- Task instructions
Copy out every line of the records where the string "with" occurs.

Data extracted from a collection
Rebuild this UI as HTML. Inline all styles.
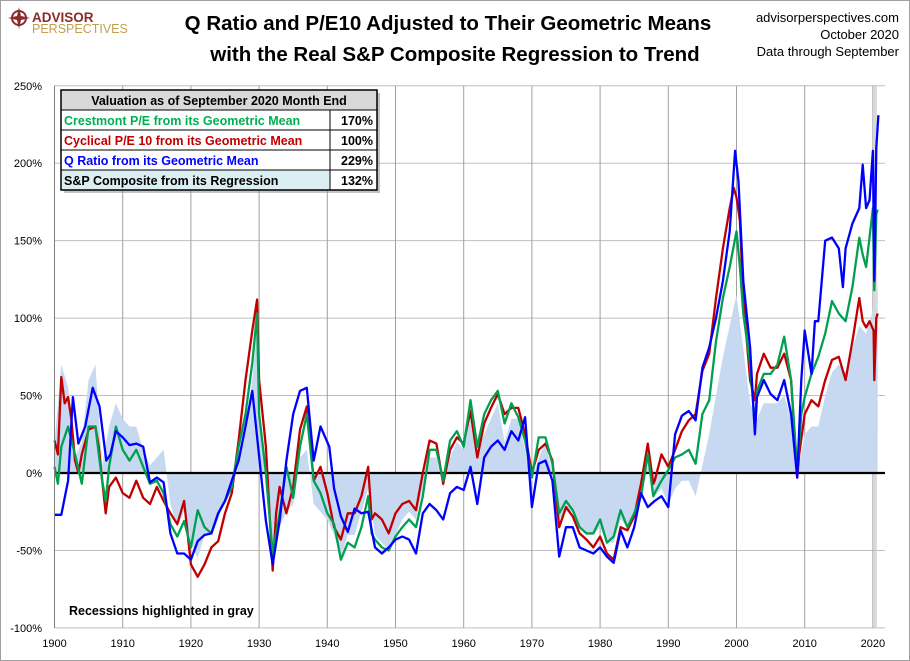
<!DOCTYPE html>
<html><head><meta charset="utf-8"><style>
body{margin:0;background:#fff;font-family:"Liberation Sans",sans-serif}
#wrap{position:relative;width:910px;height:661px;overflow:hidden}
</style></head><body>
<div id="wrap">
<svg id="chart" width="910" height="661" xmlns="http://www.w3.org/2000/svg">
<rect x="0.5" y="0.5" width="909" height="660" fill="#fff" stroke="#a0a0a0"/>
<g>
<circle cx="19" cy="18" r="7" fill="none" stroke="#8b2a2a" stroke-width="2"/>
<path d="M19 7 L21 16 L30 18 L21 20 L19 29 L17 20 L8 18 L17 16 Z" fill="#8b2a2a"/>
<text x="32" y="22" font-size="13.5" font-weight="bold" fill="#8b2a2a">ADVISOR</text>
<text x="32" y="33" font-size="12.5" fill="#c0a050">PERSPECTIVES</text>
</g>
<text x="448" y="30" text-anchor="middle" font-size="20.5" font-weight="bold" fill="#000">Q Ratio and P/E10 Adjusted to Their Geometric Means</text>
<text x="455" y="61" text-anchor="middle" font-size="20.5" font-weight="bold" fill="#000">with the Real S&amp;P Composite Regression to Trend</text>
<text x="899" y="22" text-anchor="end" font-size="13">advisorperspectives.com</text>
<text x="899" y="39" text-anchor="end" font-size="13">October 2020</text>
<text x="899" y="56" text-anchor="end" font-size="13">Data through September</text>
<g id="plot"></g>
</svg>
</div>
<script>
const areaYears=[1900,1901,1902,1903,1904,1905,1906,1907,1908,1909,1910,1911,1912,1913,1914,1915,1916,1917,1918,1919,1920,1921,1922,1923,1924,1925,1926,1927,1928,1929,1929.7,1930,1931,1932,1933,1934,1935,1936,1937,1938,1939,1940,1941,1942,1943,1944,1945,1946,1947,1948,1949,1950,1951,1952,1953,1954,1955,1956,1957,1958,1959,1960,1961,1962,1963,1964,1965,1966,1967,1968,1969,1970,1971,1972,1973,1974,1975,1976,1977,1978,1979,1980,1981,1982,1983,1984,1985,1986,1987,1988,1989,1990,1991,1992,1993,1994,1995,1996,1997,1998,1999,2000,2001,2002,2003,2004,2005,2006,2007,2008,2009,2010,2011,2012,2013,2014,2015,2016,2017,2018,2019,2020,2020.2,2020.7];
const areaValues=[20,70,55,10,20,60,70,5,30,45,35,30,30,15,5,10,15,-20,-35,-25,-45,-55,-40,-40,-30,-15,-10,5,30,60,95,40,-10,-55,-35,-25,-20,10,15,-20,-25,-30,-40,-55,-40,-40,-25,-10,-40,-45,-50,-40,-30,-25,-30,-10,10,10,-10,10,20,15,35,15,25,35,45,20,35,35,15,-5,10,20,0,-30,-25,-25,-35,-40,-40,-35,-45,-45,-30,-35,-25,-10,5,-15,-10,-20,-10,-5,-5,-15,5,25,50,75,95,115,80,45,35,45,45,45,50,35,0,25,30,30,50,65,70,65,80,95,90,105,85,125];
const redYears=[1900,1900.5,1901,1901.5,1902,1902.5,1903,1903.5,1904,1905,1906,1906.5,1907,1907.5,1908,1909,1910,1911,1912,1913,1914,1915,1916,1917,1918,1919,1920,1921,1922,1923,1924,1925,1926,1927,1928,1929,1929.7,1930,1931,1932,1932.5,1933,1934,1935,1936,1937,1938,1939,1940,1941,1942,1943,1944,1945,1946,1946.5,1947,1948,1949,1950,1951,1952,1953,1954,1955,1956,1957,1958,1959,1960,1961,1962,1963,1964,1965,1966,1967,1968,1969,1970,1971,1972,1973,1974,1975,1976,1977,1978,1979,1980,1981,1982,1983,1984,1985,1986,1987,1987.8,1988,1989,1990,1991,1992,1993,1994,1995,1996,1997,1998,1999,1999.6,2000,2000.5,2001,2002,2002.7,2003,2004,2005,2006,2007,2008,2008.9,2009.2,2010,2011,2012,2013,2014,2015,2016,2017,2018,2018.5,2019,2019.5,2020.1,2020.2,2020.5,2020.7];
const redValues=[21,12,62,45,49,34,8,0,12,28,30,17,-5,-26,-9,-3,-13,-16,-5,-16,-20,-9,-18,-26,-33,-18,-59,-67,-59,-48,-44,-26,-13,21,60,92,112,60,17,-63,-26,-9,-26,-9,28,43,-5,4,-13,-35,-43,-26,-26,-15,4,-30,-26,-30,-39,-26,-20,-18,-24,0,21,19,-7,15,23,19,40,10,32,42,51,38,42,42,25,0,15,19,8,-35,-22,-28,-39,-43,-48,-41,-52,-56,-35,-37,-28,-7,19,-7,-5,12,4,15,27,34,38,66,77,113,145,171,184,178,163,113,60,47,64,77,68,68,77,60,-3,12,38,47,43,60,73,75,60,85,113,98,94,98,92,60,100,103];
const blueYears=[1900,1901,1902,1902.7,1903.5,1904.5,1905.6,1906.6,1907.6,1908.2,1909,1910,1911,1912,1913,1914,1915,1916,1917,1918,1919,1920,1921,1922,1923,1924,1925,1926,1927,1928,1929,1931,1932,1933,1934,1935,1936,1937,1938,1939,1940.3,1941,1942,1943,1944,1945,1946,1947,1948,1949,1950,1951,1952,1953,1954,1955,1956,1957,1958,1959,1960,1961,1962,1963,1964,1965,1966,1967,1968,1969,1970,1971,1972,1973,1974,1975,1976,1977,1978,1979,1980,1981,1982,1983,1984,1985,1986,1987,1988,1989,1990,1991,1992,1993,1994,1995,1996,1997,1998,1999,1999.8,2000.3,2001,2002,2002.7,2003,2004,2005,2006,2007,2008,2008.9,2009.5,2010,2011,2011.5,2012,2013,2014,2015,2015.6,2016,2017,2018,2018.5,2019,2019.5,2020,2020.2,2020.5,2020.8];
const blueValues=[-27,-27,-5,49,19,30,55,43,8,12,27,23,18,19,17,-6,-3,-6,-39,-52,-52,-56,-44,-40,-39,-26,-18,-5,8,30,53,-31,-59,-31,8,38,53,55,8,30,17,-10,-28,-38,-23,-26,-25,-48,-52,-48,-43,-41,-43,-52,-26,-20,-24,-30,-13,-9,-11,4,-20,10,17,21,15,27,21,36,-22,6,8,-5,-54,-35,-35,-48,-50,-52,-48,-54,-58,-37,-48,-35,-13,-22,-18,-15,-22,25,37,40,34,68,81,100,124,156,208,188,124,81,25,49,60,51,47,60,38,-3,60,92,64,98,98,150,152,145,120,145,161,171,199,171,176,208,124,210,231];
const greenYears=[1900,1900.5,1901,1902,1902.5,1903,1904,1905,1906,1906.5,1907,1907.5,1908,1909,1910,1911,1912,1913,1914,1915,1916,1917,1918,1919,1920,1921,1922,1923,1924,1925,1926,1927,1928,1929,1929.7,1930,1931,1932,1933,1934,1935,1936,1937,1938,1939,1940,1941,1942,1943,1944,1945,1946,1946.5,1947,1948,1949,1950,1951,1952,1953,1954,1955,1956,1957,1958,1959,1960,1961,1962,1963,1964,1965,1966,1967,1968,1969,1970,1971,1972,1973,1974,1975,1976,1977,1978,1979,1980,1981,1982,1983,1984,1985,1986,1987,1987.8,1988,1989,1990,1991,1992,1993,1994,1995,1996,1997,1998,1999,2000,2000.5,2001,2002,2002.7,2003,2004,2005,2006,2007,2008,2008.9,2009.5,2010,2011,2012,2013,2014,2015,2016,2017,2018,2018.5,2019,2019.5,2020,2020.2,2020.5,2020.7];
const greenValues=[4,-7,17,30,21,12,-7,30,30,12,-5,-18,4,30,15,8,15,4,-7,-5,-13,-33,-41,-31,-48,-24,-35,-39,-26,-18,-9,17,38,71,103,38,0,-52,-26,4,-16,17,38,-5,-13,-26,-33,-56,-45,-48,-35,-15,-39,-43,-48,-50,-41,-35,-30,-35,-15,15,15,-5,21,27,17,47,17,38,47,53,32,45,36,21,-3,23,23,6,-26,-18,-24,-35,-39,-39,-30,-45,-41,-24,-35,-26,-15,12,-15,-13,-5,2,10,12,15,6,38,47,85,113,133,156,133,103,70,30,53,64,64,70,88,60,2,38,49,64,75,90,111,103,98,120,152,141,133,152,171,118,167,170];
const yTicks=[250,200,150,100,50,0,-50,-100];
const xTicks=[1900,1910,1920,1930,1940,1950,1960,1970,1980,1990,2000,2010,2020];
const recessionStarts=[2020.15];
const recessionEnds=[2020.4];

const X0=54.5,PX=6.82,Y0=473,PY=1.549;
const xs=v=>X0+(v-1900)*PX;
const ys=v=>Y0-v*PY;
const NS='http://www.w3.org/2000/svg';
const plot=document.getElementById('plot');
function mk(t,a,p){const e=document.createElementNS(NS,t);for(const k in a)e.setAttribute(k,a[k]);(p||plot).appendChild(e);return e;}
const L=xs(1900),R=885,T=ys(250),B=ys(-100);
yTicks.forEach(v=>{
  const g=mk('line',{x1:L,x2:R,y1:ys(v),y2:ys(v),stroke:'#bfbfbf','stroke-width':1});
  
  
  const t=mk('text',{x:42,y:ys(v)+4,'text-anchor':'end','font-size':11,fill:'#000'});
  t.textContent=v+'%';
  
  
});
xTicks.forEach(v=>{
  const g=mk('line',{x1:xs(v),x2:xs(v),y1:T,y2:B,stroke:'#a0a0a0','stroke-width':1});
  
  
  const t=mk('text',{x:xs(v),y:647,'text-anchor':'middle','font-size':11,fill:'#000'});
  t.textContent=v;
  
  
});
recessionStarts.forEach((s,i)=>{
  const r=mk('rect',{x:xs(s),y:T,width:Math.max(3,xs(recessionEnds[i])-xs(s)),height:B-T,fill:'#d0d0d0',opacity:0.8});
  
  
});
let d='M'+xs(areaYears[0])+' '+ys(0);
areaYears.forEach((y,i)=>{d+=' L'+xs(y).toFixed(1)+' '+ys(areaValues[i]).toFixed(1);});
d+=' L'+xs(areaYears[areaYears.length-1])+' '+ys(0)+' Z';
const ar=mk('path',{d:d,fill:'#c6d9f1',stroke:'none'});


const z=mk('line',{x1:L,x2:R,y1:ys(0),y2:ys(0),stroke:'#000','stroke-width':2.2});


function line(xa,va,col,name){
  const p=mk('polyline',{points:xa.map((y,i)=>xs(y).toFixed(1)+','+ys(va[i]).toFixed(1)).join(' '),fill:'none',stroke:col,'stroke-width':2.3,'stroke-linejoin':'round'});
  
  
}
line(redYears,redValues,'#c00000','pe10-line');
line(greenYears,greenValues,'#00a050','crestmont-line');
line(blueYears,blueValues,'#0000ff','q-ratio-line');
const ax=mk('line',{x1:L,x2:L,y1:T,y2:B,stroke:'#808080','stroke-width':1});


const rn=mk('text',{x:69,y:615,'font-size':12.5,'font-weight':'bold',fill:'#000'});
rn.textContent='Recessions highlighted in gray';


const lg=mk('g',{});


mk('rect',{x:64,y:93,width:316,height:100,fill:'#888',opacity:0.5},lg);
mk('rect',{x:61,y:90,width:316,height:100,fill:'#fff',stroke:'#000','stroke-width':1},lg);
mk('rect',{x:61,y:90,width:316,height:20,fill:'#d9d9d9',stroke:'#000'},lg);
mk('rect',{x:61,y:170,width:269,height:20,fill:'#daeef3'},lg);
const rows=[['Crestmont P/E from its Geometric Mean','170%','#00b050'],['Cyclical P/E 10 from its Geometric Mean','100%','#c00000'],['Q Ratio from its Geometric Mean','229%','#0000ff'],['S&P Composite from its Regression','132%','#000']];
const ht=mk('text',{x:219,y:105,'text-anchor':'middle','font-size':12.5,'font-weight':'bold'},lg);
ht.textContent='Valuation as of September 2020 Month End';


rows.forEach((r,i)=>{
  const y=110+i*20;
  mk('line',{x1:61,x2:377,y1:y,y2:y,stroke:'#000'},lg);
  const a=mk('text',{x:64,y:y+15,'font-size':12.5,'font-weight':'bold',fill:r[2]},lg);
  a.textContent=r[0];
  
  
  const b=mk('text',{x:373,y:y+15,'text-anchor':'end','font-size':12.5,'font-weight':'bold',fill:'#000'},lg);
  b.textContent=r[1];
  
  
});
mk('line',{x1:330,x2:330,y1:110,y2:190,stroke:'#000'},lg);
mk('rect',{x:61,y:90,width:316,height:100,fill:'none',stroke:'#000','stroke-width':1.5},lg);
</script>
</body></html>
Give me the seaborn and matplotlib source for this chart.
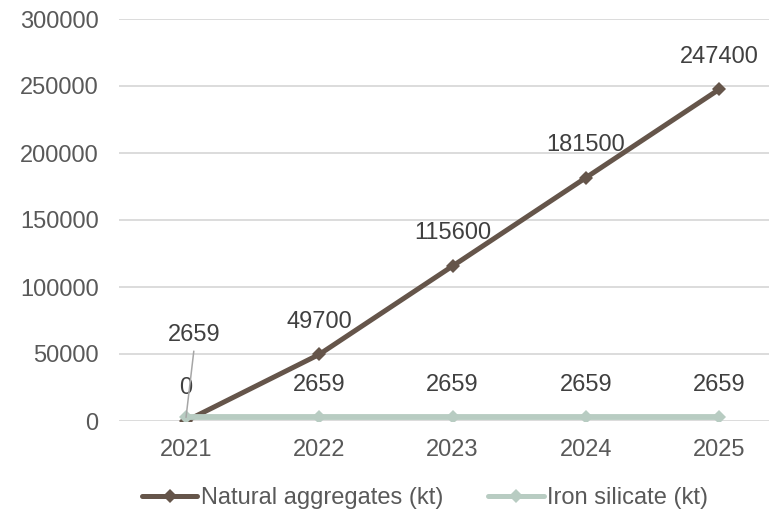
import matplotlib
matplotlib.use("Agg")
import matplotlib.pyplot as plt
import seaborn as sns
import pandas as pd

years = [2021, 2022, 2023, 2024, 2025]
natural_aggregates = [0, 49700, 115600, 181500, 247400]
iron_silicate = [2659, 2659, 2659, 2659, 2659]
series_names = ["Natural aggregates (kt)", "Iron silicate (kt)"]
y_ticks = [0, 50000, 100000, 150000, 200000, 250000, 300000]

colors = {"Natural aggregates (kt)": "#65554A", "Iron silicate (kt)": "#B8CCC2"}
widths = {"Natural aggregates (kt)": 3.6, "Iron silicate (kt)": 4.2}

sns.set_theme(style="white")
plt.rcParams["font.family"] = ["Liberation Sans", "DejaVu Sans"]

df = pd.DataFrame({
    "year": years * 2,
    "value": natural_aggregates + iron_silicate,
    "series": [series_names[0]] * len(years) + [series_names[1]] * len(years),
})

DPI = 100
W, H = 769, 516
FS = 17
fig = plt.figure(figsize=(W / DPI, H / DPI), dpi=DPI)
fig.patch.set_facecolor("white")
left_px, right_px, top_px, bottom_px = 119.4, 785.6, 19, 421
ax = fig.add_axes([left_px / W, (H - bottom_px) / H,
                   (right_px - left_px) / W, (bottom_px - top_px) / H])
ax.set_facecolor("white")

sns.lineplot(data=df, x="year", y="value", hue="series", palette=colors,
             hue_order=series_names, marker="D", markersize=7.5,
             markeredgewidth=0, linewidth=3.6, ax=ax, legend=True, zorder=3)
for line, name in zip(ax.get_lines(), series_names):
    line.set_linewidth(widths[name])

ax.set_xlim(years[0] - 0.5, years[-1] + 0.5)
ax.set_ylim(0, 300000)
ax.set_xticks(years)
ax.set_xticklabels([str(y) for y in years])
ax.set_yticks(y_ticks)
ax.set_yticklabels([str(t) for t in y_ticks])
ax.set_xlabel("")
ax.set_ylabel("")

for s in ax.spines.values():
    s.set_visible(False)
ax.grid(axis="y", color="#D9D9D9", linewidth=1.3, zorder=0)
ax.grid(axis="x", visible=False)
ax.tick_params(axis="both", length=0, labelsize=FS, labelcolor="#595959")
ax.tick_params(axis="y", pad=15)
ax.tick_params(axis="x", pad=13)

label_kw = dict(textcoords="offset points", ha="center", va="center",
                fontsize=FS, color="#404040", zorder=5)
offset = 23.5

for x, v in zip(years, natural_aggregates):
    ax.annotate(f"{v}", (x, v), xytext=(0, offset), **label_kw)

for i, (x, v) in enumerate(zip(years, iron_silicate)):
    if i == 0:
        ax.annotate(f"{v}", (x, v), xytext=(6, 59),
                    arrowprops=dict(arrowstyle="-", color="#A6A6A6", lw=1.1,
                                    relpos=(0.5, 0.0), shrinkA=1, shrinkB=0),
                    **label_kw)
    else:
        ax.annotate(f"{v}", (x, v), xytext=(0, offset), **label_kw)

handles, labels = ax.get_legend_handles_labels()
ax.legend_.remove()
fig.legend(handles, labels, loc="center", bbox_to_anchor=(425 / W, (H - 498) / H),
           ncol=2, frameon=False, fontsize=FS, labelcolor="#595959",
           handlelength=2.35, handletextpad=0.15, columnspacing=1.9,
           borderaxespad=0, borderpad=0)

fig.savefig("out.png", dpi=DPI, facecolor="white")
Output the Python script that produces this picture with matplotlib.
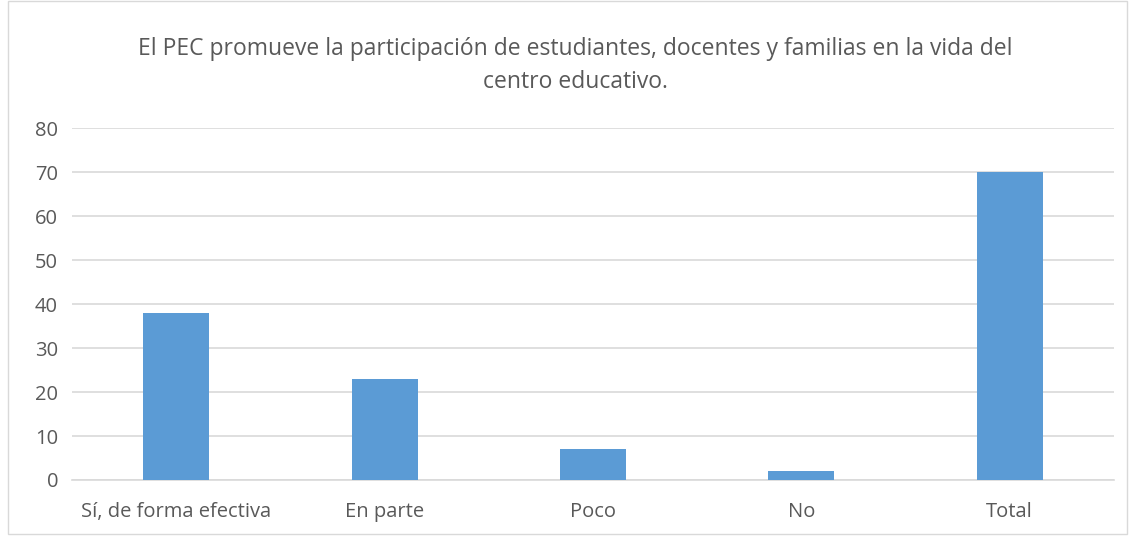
import numpy as np
import matplotlib.pyplot as plt
from matplotlib.patches import Rectangle

categories = ['Sí, de forma efectiva', 'En parte', 'Poco', 'No', 'Total']
values = [38, 23, 7, 2, 70]
yticks = [0, 10, 20, 30, 40, 50, 60, 70, 80]

plt.rcParams['font.family'] = ['Open Sans', 'DejaVu Sans']

fig = plt.figure(figsize=(11.32, 5.36), dpi=100)
ax = fig.add_axes([0.0636, 0.1045, 0.9204, 0.6565])

x = np.arange(len(categories))
ax.bar(x, values, width=0.317, color='#5b9bd5', zorder=3)

ax.set_xlim(-0.5, len(categories) - 0.5)
ax.set_ylim(0, 80)
ax.set_yticks(yticks)
ax.set_xticks(x)
ax.set_xticklabels(categories)
ax.tick_params(axis='both', length=0, labelsize=14.5, colors='#595959')
ax.tick_params(axis='x', pad=16)
ax.tick_params(axis='y', pad=10)
ax.grid(axis='y', color='#d9d9d9', linewidth=1.2, zorder=0)
for side in ['top', 'right', 'left']:
    ax.spines[side].set_visible(False)
ax.spines['bottom'].set_color('#d9d9d9')
ax.spines['bottom'].set_linewidth(1.2)

fig.text(0.508, 0.877, 'El PEC promueve la participación de estudiantes, docentes y familias en la vida del\ncentro educativo.',
         ha='center', va='center', fontsize=16.5, color='#595959', linespacing=1.5)

fig.patches.append(Rectangle((0.007, 0.004), 0.989, 0.994, transform=fig.transFigure,
                             fill=False, edgecolor='#d9d9d9', linewidth=1))

plt.savefig('out.png', dpi=100)
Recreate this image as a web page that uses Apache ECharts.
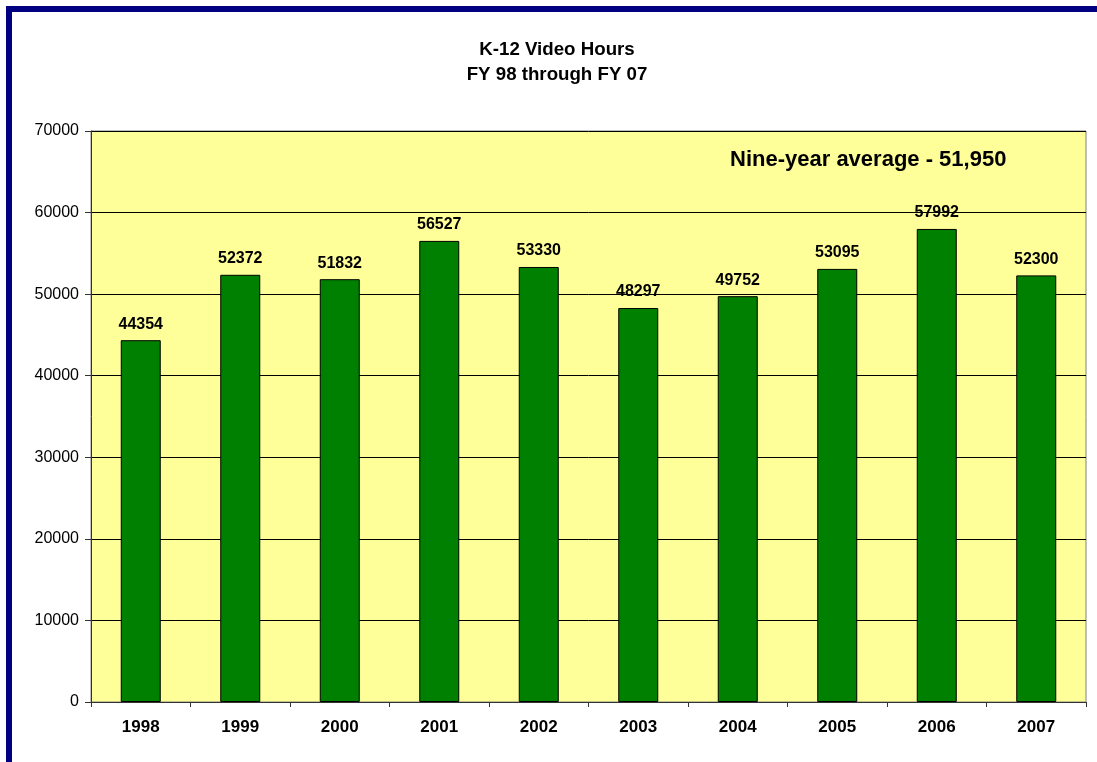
<!DOCTYPE html>
<html><head><meta charset="utf-8">
<script src="https://cdn.jsdelivr.net/npm/echarts@6/dist/echarts.min.js"></script>
<style>html,body{margin:0;padding:0;background:#fff;}#c{width:1097px;height:762px;}</style>
</head><body><div id="c"></div>
<script>
const categories = ['1998','1999','2000','2001','2002','2003','2004','2005','2006','2007'];
const hours = [44354, 52372, 51832, 56527, 53330, 48297, 49752, 53095, 57992, 52300];
const titleLines = ['K-12 Video Hours', 'FY 98 through FY 07'];
const note = 'Nine-year average - 51,950';
const yTicks = {min: 0, max: 70000, interval: 10000};

const chart = echarts.init(document.getElementById('c'));
const F = '"Liberation Sans", Arial, sans-serif';
chart.setOption({
  animation: false,
  backgroundColor: '#fff',
  textStyle: {fontFamily: F},
  title: {
    text: titleLines.join('\n'),
    left: 557, textAlign: 'center', top: 38, padding: 0,
    textStyle: {fontFamily: F, fontSize: 18.7, fontWeight: 'bold', color: '#000', lineHeight: 24.5}
  },
  graphic: [
    {type: 'rect', left: 6, top: 6, shape: {width: 1200, height: 6}, style: {fill: '#000080'}, z: 10},
    {type: 'rect', left: 6, top: 6, shape: {width: 6, height: 900}, style: {fill: '#000080'}, z: 10},
    {type: 'text', x: 730, y: 160, style: {text: note, font: 'bold 22px ' + F, fill: '#000', textVerticalAlign: 'middle'}, z: 10}
  ],
  grid: {
    left: 91, top: 131, width: 995, height: 571,
    show: true, backgroundColor: '#FFFF99', borderColor: '#808080', borderWidth: 1
  },
  xAxis: {
    type: 'category', data: categories,
    axisLine: {lineStyle: {color: '#333', width: 1}},
    axisTick: {show: true, length: 5, lineStyle: {color: '#333'}},
    axisLabel: {fontFamily: F, fontSize: 17, fontWeight: 'bold', color: '#000', margin: 17}
  },
  yAxis: {
    type: 'value', min: yTicks.min, max: yTicks.max, interval: yTicks.interval,
    axisLine: {show: true, lineStyle: {color: '#333', width: 1}},
    axisTick: {show: true, length: 6, lineStyle: {color: '#333'}},
    axisLabel: {fontFamily: F, fontSize: 16, color: '#000', margin: 12, formatter: v => String(v)},
    splitLine: {show: true, lineStyle: {color: '#000', width: 1}}
  },
  series: [{
    type: 'bar', data: hours, barWidth: 40,
    itemStyle: {color: '#008000', borderColor: '#000', borderWidth: 1},
    label: {show: true, position: 'top', distance: 8, fontFamily: F, fontSize: 16, fontWeight: 'bold', color: '#000'}
  }]
});
</script></body></html>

- Answer below
<text x="455" y="61" text-anchor="middle" font-size="20.5" font-weight="bold" fill="#000">with the Real S&amp;P Composite Regression to Trend</text>
Output the Python script that produces this picture with matplotlib.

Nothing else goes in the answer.